==== THE DATA ====

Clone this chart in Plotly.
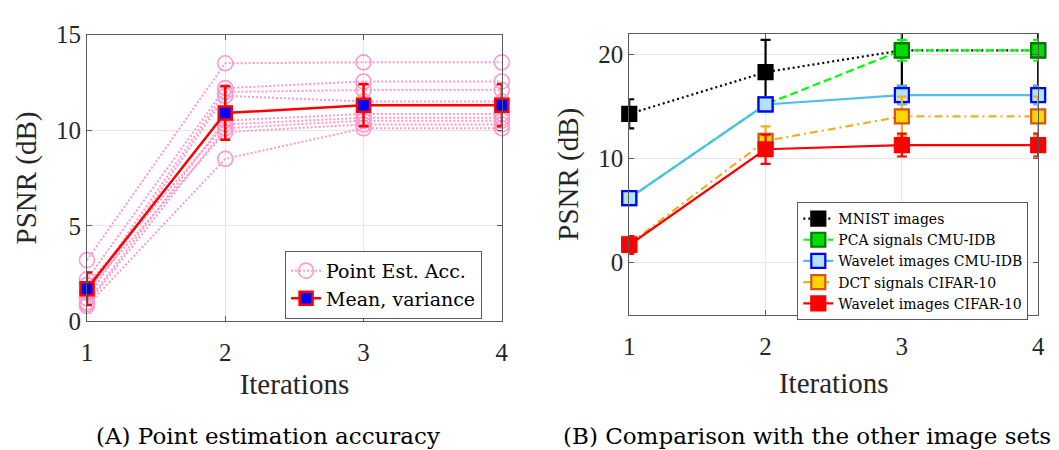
import plotly.graph_objects as go

# ---------------- data ----------------
iterations = [1, 2, 3, 4]

# (A) per-run PSNR (dB) of the point estimates
run_1 = [3.2, 13.5, 13.55, 13.55]
run_2 = [2.2, 12.2, 12.55, 12.55]
run_3 = [1.5, 12.0, 12.1, 12.1]
run_4 = [1.2, 11.8, 11.5, 11.5]
run_5 = [1.0, 10.5, 10.85, 10.85]
run_6 = [1.9, 10.3, 10.65, 10.65]
run_7 = [0.9, 10.1, 10.5, 10.5]
run_8 = [1.6, 9.9, 10.3, 10.3]
run_9 = [0.8, 8.5, 10.1, 10.1]
runs = [run_1, run_2, run_3, run_4, run_5, run_6, run_7, run_8, run_9]

mean_psnr = [1.7, 10.9, 11.3, 11.3]
mean_err = [0.85, 1.4, 1.1, 1.1]

# (B) PSNR (dB) for the other image sets
mnist = [14.3, 18.3, 20.4, 20.4]
mnist_err = [1.4, 3.1, 3.4, 3.4]
pca_cmu = [6.2, 15.2, 20.4, 20.4]
pca_cmu_err = [0.3, 0.7, 1.0, 1.0]
wav_cmu = [6.2, 15.2, 16.1, 16.1]
wav_cmu_err = [0.3, 0.7, 0.9, 0.9]
dct_cifar = [1.8, 11.7, 14.05, 14.05]
dct_cifar_err = [0.5, 1.4, 1.9, 1.9]
wav_cifar = [1.7, 10.9, 11.3, 11.3]
wav_cifar_err = [0.85, 1.4, 1.1, 1.1]

left_yticks = [0, 5, 10, 15]
right_yticks = [0, 10, 20]

# ---------------- styling ----------------
FONT = "Liberation Serif"
WIDE = "DejaVu Serif"
TXT = "#262626"
AXC = "#5a5a5a"
GRID = "#e6e6e6"
PINK = "#ff99cc"

W, H = 1059, 450

fig = go.Figure()

# (A) individual runs
for i, r in enumerate(runs):
    fig.add_trace(go.Scatter(
        x=iterations, y=r, mode="lines+markers",
        line=dict(color=PINK, width=2, dash="2px,2px"),
        marker=dict(symbol="circle-open", size=15, color=PINK, line=dict(width=1.6)),
        name="Point Est. Acc.", legendgroup="runs", showlegend=(i == 0),
        legend="legend", xaxis="x", yaxis="y", cliponaxis=False,
    ))

# (A) mean with error bars
fig.add_trace(go.Scatter(
    x=iterations, y=mean_psnr, mode="lines+markers",
    line=dict(color="#ff0000", width=2.5),
    marker=dict(symbol="square", size=13, color="#0000ff",
                line=dict(color="#ff0000", width=2.5)),
    error_y=dict(type="data", array=mean_err, color="#ff0000", thickness=2.5, width=5),
    name="Mean, variance", legend="legend", xaxis="x", yaxis="y", cliponaxis=False,
))

# (B) image set comparison
series_b = [
    dict(name="MNIST images", y=mnist, e=mnist_err, lc="#000000", dash="2px,3px",
         mf="#000000", ml="#000000", ec="#000000"),
    dict(name="PCA signals CMU-IDB", y=pca_cmu, e=pca_cmu_err, lc="#00ff00", dash="8px,4px",
         mf="#00dd00", ml="#007a00", ec="#00ff00"),
    dict(name="Wavelet images CMU-IDB", y=wav_cmu, e=wav_cmu_err, lc="#4dbeee", dash="solid",
         mf="#b3e3fa", ml="#0000ff", ec="#4dbeee"),
    dict(name="DCT signals CIFAR-10", y=dct_cifar, e=dct_cifar_err, lc="#edb120", dash="8px,4px,2px,4px",
         mf="#ffd700", ml="#d95319", ec="#edb120"),
    dict(name="Wavelet images CIFAR-10", y=wav_cifar, e=wav_cifar_err, lc="#ff0000", dash="solid",
         mf="#ff0000", ml="#ff0000", ec="#ff0000"),
]
for s in series_b:
    fig.add_trace(go.Scatter(
        x=iterations, y=s["y"], mode="lines+markers",
        line=dict(color=s["lc"], width=2.2, dash=s["dash"]),
        marker=dict(symbol="square", size=14, color=s["mf"], line=dict(color=s["ml"], width=2.2)),
        error_y=dict(type="data", array=s["e"], color=s["ec"], thickness=2.2, width=5),
        name=s["name"], legend="legend2", xaxis="x2", yaxis="y2", cliponaxis=False,
    ))


def px_dom_x(a, b):
    return [a / W, b / W]


def px_dom_y(top, bottom):
    return [1 - bottom / H, 1 - top / H]


axis_common = dict(
    showline=True, linecolor=AXC, linewidth=1.2, mirror="ticks",
    ticks="inside", ticklen=5, tickcolor=AXC, tickwidth=1,
    showgrid=True, gridcolor=GRID, gridwidth=1, zeroline=False,
    tickfont=dict(family=FONT, size=25, color=TXT),
)
title_font = dict(family=FONT, size=29, color=TXT)

fig.update_layout(
    width=W, height=H,
    margin=dict(l=0, r=0, t=0, b=0),
    paper_bgcolor="white", plot_bgcolor="white",
    font=dict(family=FONT, color=TXT),
    xaxis=dict(domain=px_dom_x(82, 502), range=[1, 4], tickvals=iterations,
               ticklabelstandoff=9,
               title=dict(text="Iterations", font=title_font, standoff=8),
               anchor="y", **axis_common),
    yaxis=dict(domain=px_dom_y(23, 328), range=[0, 15], tickvals=left_yticks,
               title=dict(text="PSNR (dB)", font=title_font, standoff=10),
               anchor="x", **axis_common),
    xaxis2=dict(domain=px_dom_x(631, 1045), range=[1, 4], tickvals=iterations,
                ticklabelstandoff=9,
                title=dict(text="Iterations", font=title_font, standoff=13),
                anchor="y2", **axis_common),
    yaxis2=dict(domain=px_dom_y(22, 321), range=[-5, 22], tickvals=right_yticks,
                title=dict(text="PSNR (dB)", font=title_font, standoff=10),
                anchor="x2", **axis_common),
    legend=dict(x=482 / W, xanchor="right", y=1 - 253 / H, yanchor="top",
                bgcolor="white", bordercolor=AXC, borderwidth=1,
                font=dict(family=WIDE, size=19, color="#000000"),
                tracegroupgap=0, itemwidth=30),
    legend2=dict(x=1035 / W, xanchor="right", y=1 - 201 / H, yanchor="top",
                 bgcolor="white", bordercolor=AXC, borderwidth=1,
                 font=dict(family=WIDE, size=14, color="#000000"),
                 tracegroupgap=0, itemwidth=30),
    annotations=[
        dict(text="(A) Point estimation accuracy", x=265 / W, y=0,
             xref="paper", yref="paper", showarrow=False, xanchor="center", yanchor="bottom",
             yshift=-15, font=dict(family=WIDE, size=23, color="#000000")),
        dict(text="(B) Comparison with the other image sets", x=811 / W, y=0,
             xref="paper", yref="paper", showarrow=False, xanchor="center", yanchor="bottom",
             yshift=-15, font=dict(family=WIDE, size=23, color="#000000")),
    ],
)

fig.write_html("out.html")
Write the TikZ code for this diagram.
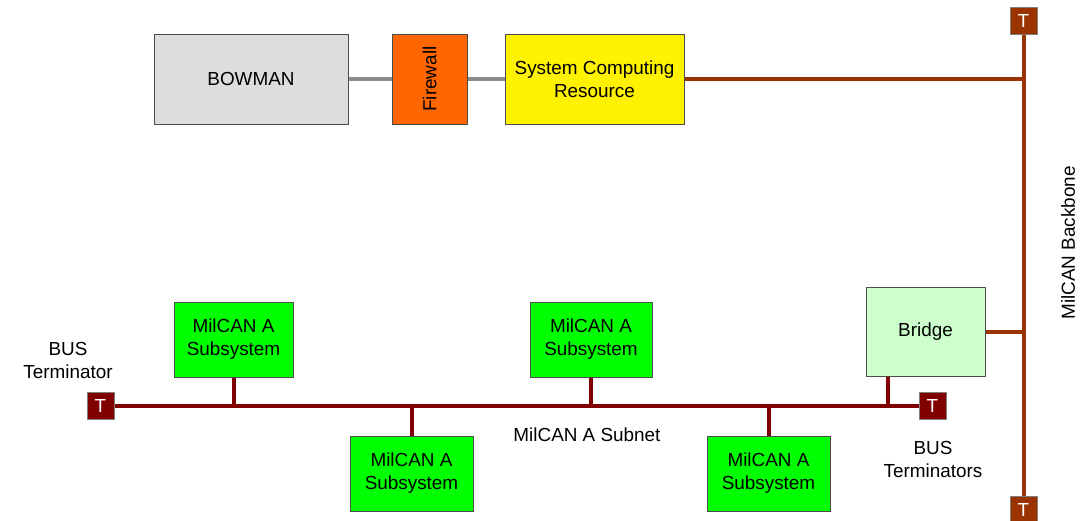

====

● WRITTEN REQUEST: Quote each record exactly as it stands, minus the pictures.

● SOLVED EXERCISE:
Clone this chart in Plotly.
import plotly.graph_objects as go

# ---------------- data ----------------
iterations = [1, 2, 3, 4]

# (A) per-run PSNR (dB) of the point estimates
run_1 = [3.2, 13.5, 13.55, 13.55]
run_2 = [2.2, 12.2, 12.55, 12.55]
run_3 = [1.5, 12.0, 12.1, 12.1]
run_4 = [1.2, 11.8, 11.5, 11.5]
run_5 = [1.0, 10.5, 10.85, 10.85]
run_6 = [1.9, 10.3, 10.65, 10.65]
run_7 = [0.9, 10.1, 10.5, 10.5]
run_8 = [1.6, 9.9, 10.3, 10.3]
run_9 = [0.8, 8.5, 10.1, 10.1]
runs = [run_1, run_2, run_3, run_4, run_5, run_6, run_7, run_8, run_9]

mean_psnr = [1.7, 10.9, 11.3, 11.3]
mean_err = [0.85, 1.4, 1.1, 1.1]

# (B) PSNR (dB) for the other image sets
mnist = [14.3, 18.3, 20.4, 20.4]
mnist_err = [1.4, 3.1, 3.4, 3.4]
pca_cmu = [6.2, 15.2, 20.4, 20.4]
pca_cmu_err = [0.3, 0.7, 1.0, 1.0]
wav_cmu = [6.2, 15.2, 16.1, 16.1]
wav_cmu_err = [0.3, 0.7, 0.9, 0.9]
dct_cifar = [1.8, 11.7, 14.05, 14.05]
dct_cifar_err = [0.5, 1.4, 1.9, 1.9]
wav_cifar = [1.7, 10.9, 11.3, 11.3]
wav_cifar_err = [0.85, 1.4, 1.1, 1.1]

left_yticks = [0, 5, 10, 15]
right_yticks = [0, 10, 20]

# ---------------- styling ----------------
FONT = "Liberation Serif"
WIDE = "DejaVu Serif"
TXT = "#262626"
AXC = "#5a5a5a"
GRID = "#e6e6e6"
PINK = "#ff99cc"

W, H = 1059, 450

fig = go.Figure()

# (A) individual runs
for i, r in enumerate(runs):
    fig.add_trace(go.Scatter(
        x=iterations, y=r, mode="lines+markers",
        line=dict(color=PINK, width=2, dash="2px,2px"),
        marker=dict(symbol="circle-open", size=15, color=PINK, line=dict(width=1.6)),
        name="Point Est. Acc.", legendgroup="runs", showlegend=(i == 0),
        legend="legend", xaxis="x", yaxis="y", cliponaxis=False,
    ))

# (A) mean with error bars
fig.add_trace(go.Scatter(
    x=iterations, y=mean_psnr, mode="lines+markers",
    line=dict(color="#ff0000", width=2.5),
    marker=dict(symbol="square", size=13, color="#0000ff",
                line=dict(color="#ff0000", width=2.5)),
    error_y=dict(type="data", array=mean_err, color="#ff0000", thickness=2.5, width=5),
    name="Mean, variance", legend="legend", xaxis="x", yaxis="y", cliponaxis=False,
))

# (B) image set comparison
series_b = [
    dict(name="MNIST images", y=mnist, e=mnist_err, lc="#000000", dash="2px,3px",
         mf="#000000", ml="#000000", ec="#000000"),
    dict(name="PCA signals CMU-IDB", y=pca_cmu, e=pca_cmu_err, lc="#00ff00", dash="8px,4px",
         mf="#00dd00", ml="#007a00", ec="#00ff00"),
    dict(name="Wavelet images CMU-IDB", y=wav_cmu, e=wav_cmu_err, lc="#4dbeee", dash="solid",
         mf="#b3e3fa", ml="#0000ff", ec="#4dbeee"),
    dict(name="DCT signals CIFAR-10", y=dct_cifar, e=dct_cifar_err, lc="#edb120", dash="8px,4px,2px,4px",
         mf="#ffd700", ml="#d95319", ec="#edb120"),
    dict(name="Wavelet images CIFAR-10", y=wav_cifar, e=wav_cifar_err, lc="#ff0000", dash="solid",
         mf="#ff0000", ml="#ff0000", ec="#ff0000"),
]
for s in series_b:
    fig.add_trace(go.Scatter(
        x=iterations, y=s["y"], mode="lines+markers",
        line=dict(color=s["lc"], width=2.2, dash=s["dash"]),
        marker=dict(symbol="square", size=14, color=s["mf"], line=dict(color=s["ml"], width=2.2)),
        error_y=dict(type="data", array=s["e"], color=s["ec"], thickness=2.2, width=5),
        name=s["name"], legend="legend2", xaxis="x2", yaxis="y2", cliponaxis=False,
    ))


def px_dom_x(a, b):
    return [a / W, b / W]


def px_dom_y(top, bottom):
    return [1 - bottom / H, 1 - top / H]


axis_common = dict(
    showline=True, linecolor=AXC, linewidth=1.2, mirror="ticks",
    ticks="inside", ticklen=5, tickcolor=AXC, tickwidth=1,
    showgrid=True, gridcolor=GRID, gridwidth=1, zeroline=False,
    tickfont=dict(family=FONT, size=25, color=TXT),
)
title_font = dict(family=FONT, size=29, color=TXT)

fig.update_layout(
    width=W, height=H,
    margin=dict(l=0, r=0, t=0, b=0),
    paper_bgcolor="white", plot_bgcolor="white",
    font=dict(family=FONT, color=TXT),
    xaxis=dict(domain=px_dom_x(82, 502), range=[1, 4], tickvals=iterations,
               ticklabelstandoff=9,
               title=dict(text="Iterations", font=title_font, standoff=8),
               anchor="y", **axis_common),
    yaxis=dict(domain=px_dom_y(23, 328), range=[0, 15], tickvals=left_yticks,
               title=dict(text="PSNR (dB)", font=title_font, standoff=10),
               anchor="x", **axis_common),
    xaxis2=dict(domain=px_dom_x(631, 1045), range=[1, 4], tickvals=iterations,
                ticklabelstandoff=9,
                title=dict(text="Iterations", font=title_font, standoff=13),
                anchor="y2", **axis_common),
    yaxis2=dict(domain=px_dom_y(22, 321), range=[-5, 22], tickvals=right_yticks,
                title=dict(text="PSNR (dB)", font=title_font, standoff=10),
                anchor="x2", **axis_common),
    legend=dict(x=482 / W, xanchor="right", y=1 - 253 / H, yanchor="top",
                bgcolor="white", bordercolor=AXC, borderwidth=1,
                font=dict(family=WIDE, size=19, color="#000000"),
                tracegroupgap=0, itemwidth=30),
    legend2=dict(x=1035 / W, xanchor="right", y=1 - 201 / H, yanchor="top",
                 bgcolor="white", bordercolor=AXC, borderwidth=1,
                 font=dict(family=WIDE, size=14, color="#000000"),
                 tracegroupgap=0, itemwidth=30),
    annotations=[
        dict(text="(A) Point estimation accuracy", x=265 / W, y=0,
             xref="paper", yref="paper", showarrow=False, xanchor="center", yanchor="bottom",
             yshift=-15, font=dict(family=WIDE, size=23, color="#000000")),
        dict(text="(B) Comparison with the other image sets", x=811 / W, y=0,
             xref="paper", yref="paper", showarrow=False, xanchor="center", yanchor="bottom",
             yshift=-15, font=dict(family=WIDE, size=23, color="#000000")),
    ],
)

fig.write_html("out.html")
Write the TikZ code for this diagram.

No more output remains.